## Directions for this task
Return exactly and only these lines: the first of the listing through the one containing "freq = [k * 1000 / 1024 for k in bins]".

## Supplied data
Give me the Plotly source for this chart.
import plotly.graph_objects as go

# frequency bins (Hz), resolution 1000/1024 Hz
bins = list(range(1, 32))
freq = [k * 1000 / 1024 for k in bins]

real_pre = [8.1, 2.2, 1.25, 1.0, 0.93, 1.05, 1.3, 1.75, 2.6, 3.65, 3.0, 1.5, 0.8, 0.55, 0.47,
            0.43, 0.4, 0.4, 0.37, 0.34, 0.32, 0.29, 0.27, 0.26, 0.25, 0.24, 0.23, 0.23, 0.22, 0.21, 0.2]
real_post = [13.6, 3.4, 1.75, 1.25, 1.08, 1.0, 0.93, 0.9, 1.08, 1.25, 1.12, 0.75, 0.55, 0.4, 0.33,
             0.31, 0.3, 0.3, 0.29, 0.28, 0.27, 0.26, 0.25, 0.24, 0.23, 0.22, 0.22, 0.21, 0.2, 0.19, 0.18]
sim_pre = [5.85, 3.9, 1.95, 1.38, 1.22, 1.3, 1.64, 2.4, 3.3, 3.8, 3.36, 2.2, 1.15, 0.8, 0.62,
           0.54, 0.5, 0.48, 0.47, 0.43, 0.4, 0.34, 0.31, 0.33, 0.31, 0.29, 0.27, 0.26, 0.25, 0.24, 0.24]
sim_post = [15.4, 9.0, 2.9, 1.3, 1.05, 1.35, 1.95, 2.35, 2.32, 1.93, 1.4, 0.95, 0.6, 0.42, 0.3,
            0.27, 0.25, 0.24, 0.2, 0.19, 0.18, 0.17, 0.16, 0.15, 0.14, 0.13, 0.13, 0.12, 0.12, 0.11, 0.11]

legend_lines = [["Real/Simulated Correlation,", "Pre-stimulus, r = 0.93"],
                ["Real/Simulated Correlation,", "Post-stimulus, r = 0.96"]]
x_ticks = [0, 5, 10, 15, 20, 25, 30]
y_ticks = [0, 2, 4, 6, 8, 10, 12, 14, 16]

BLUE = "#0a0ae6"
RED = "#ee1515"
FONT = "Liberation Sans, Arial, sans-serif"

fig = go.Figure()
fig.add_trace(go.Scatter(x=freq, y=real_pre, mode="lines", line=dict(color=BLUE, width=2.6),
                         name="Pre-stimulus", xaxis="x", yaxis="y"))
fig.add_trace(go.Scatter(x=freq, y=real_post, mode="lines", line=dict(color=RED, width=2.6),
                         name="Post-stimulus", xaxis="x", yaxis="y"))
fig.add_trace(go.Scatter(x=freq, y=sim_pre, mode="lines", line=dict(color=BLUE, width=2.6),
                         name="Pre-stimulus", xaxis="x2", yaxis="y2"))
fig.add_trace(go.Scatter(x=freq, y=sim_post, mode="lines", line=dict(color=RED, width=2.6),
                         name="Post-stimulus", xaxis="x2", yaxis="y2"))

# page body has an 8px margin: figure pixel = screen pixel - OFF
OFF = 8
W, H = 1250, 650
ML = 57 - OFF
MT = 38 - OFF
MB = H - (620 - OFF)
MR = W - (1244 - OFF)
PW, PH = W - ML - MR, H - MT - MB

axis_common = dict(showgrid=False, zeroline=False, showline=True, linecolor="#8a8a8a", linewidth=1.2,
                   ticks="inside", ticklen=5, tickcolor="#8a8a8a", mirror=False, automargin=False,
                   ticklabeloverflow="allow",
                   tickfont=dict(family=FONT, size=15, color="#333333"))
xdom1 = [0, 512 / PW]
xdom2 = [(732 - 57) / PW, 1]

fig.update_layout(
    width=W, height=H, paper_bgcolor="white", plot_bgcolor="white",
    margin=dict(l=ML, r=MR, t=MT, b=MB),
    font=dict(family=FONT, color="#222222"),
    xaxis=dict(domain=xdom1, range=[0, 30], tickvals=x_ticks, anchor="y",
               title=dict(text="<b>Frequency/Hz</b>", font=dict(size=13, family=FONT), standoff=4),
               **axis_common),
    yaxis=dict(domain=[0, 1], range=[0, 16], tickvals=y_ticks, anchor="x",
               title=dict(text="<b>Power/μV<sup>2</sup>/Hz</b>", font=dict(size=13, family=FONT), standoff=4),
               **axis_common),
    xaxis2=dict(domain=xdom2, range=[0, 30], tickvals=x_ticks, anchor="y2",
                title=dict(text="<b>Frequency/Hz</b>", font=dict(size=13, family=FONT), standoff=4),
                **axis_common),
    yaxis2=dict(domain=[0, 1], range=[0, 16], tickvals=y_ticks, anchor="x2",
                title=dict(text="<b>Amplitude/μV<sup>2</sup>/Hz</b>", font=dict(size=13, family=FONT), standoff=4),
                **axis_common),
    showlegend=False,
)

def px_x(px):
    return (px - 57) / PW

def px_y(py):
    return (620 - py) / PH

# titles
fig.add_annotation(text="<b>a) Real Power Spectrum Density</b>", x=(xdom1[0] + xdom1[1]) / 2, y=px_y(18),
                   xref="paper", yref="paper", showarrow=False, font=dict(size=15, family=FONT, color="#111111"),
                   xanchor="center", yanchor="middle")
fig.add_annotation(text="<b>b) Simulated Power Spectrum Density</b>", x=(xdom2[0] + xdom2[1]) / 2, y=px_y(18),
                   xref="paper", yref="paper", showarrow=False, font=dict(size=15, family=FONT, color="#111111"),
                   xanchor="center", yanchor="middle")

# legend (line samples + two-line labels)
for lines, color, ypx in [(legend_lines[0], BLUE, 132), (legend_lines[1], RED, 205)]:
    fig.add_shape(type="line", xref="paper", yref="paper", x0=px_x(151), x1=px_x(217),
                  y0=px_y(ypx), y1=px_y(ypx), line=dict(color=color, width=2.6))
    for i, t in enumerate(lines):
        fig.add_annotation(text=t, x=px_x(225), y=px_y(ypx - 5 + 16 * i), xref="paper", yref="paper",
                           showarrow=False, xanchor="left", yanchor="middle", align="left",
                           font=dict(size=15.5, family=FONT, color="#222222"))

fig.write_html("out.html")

## Finished answer
Give me the Plotly source for this chart.
import plotly.graph_objects as go

# frequency bins (Hz), resolution 1000/1024 Hz
bins = list(range(1, 32))
freq = [k * 1000 / 1024 for k in bins]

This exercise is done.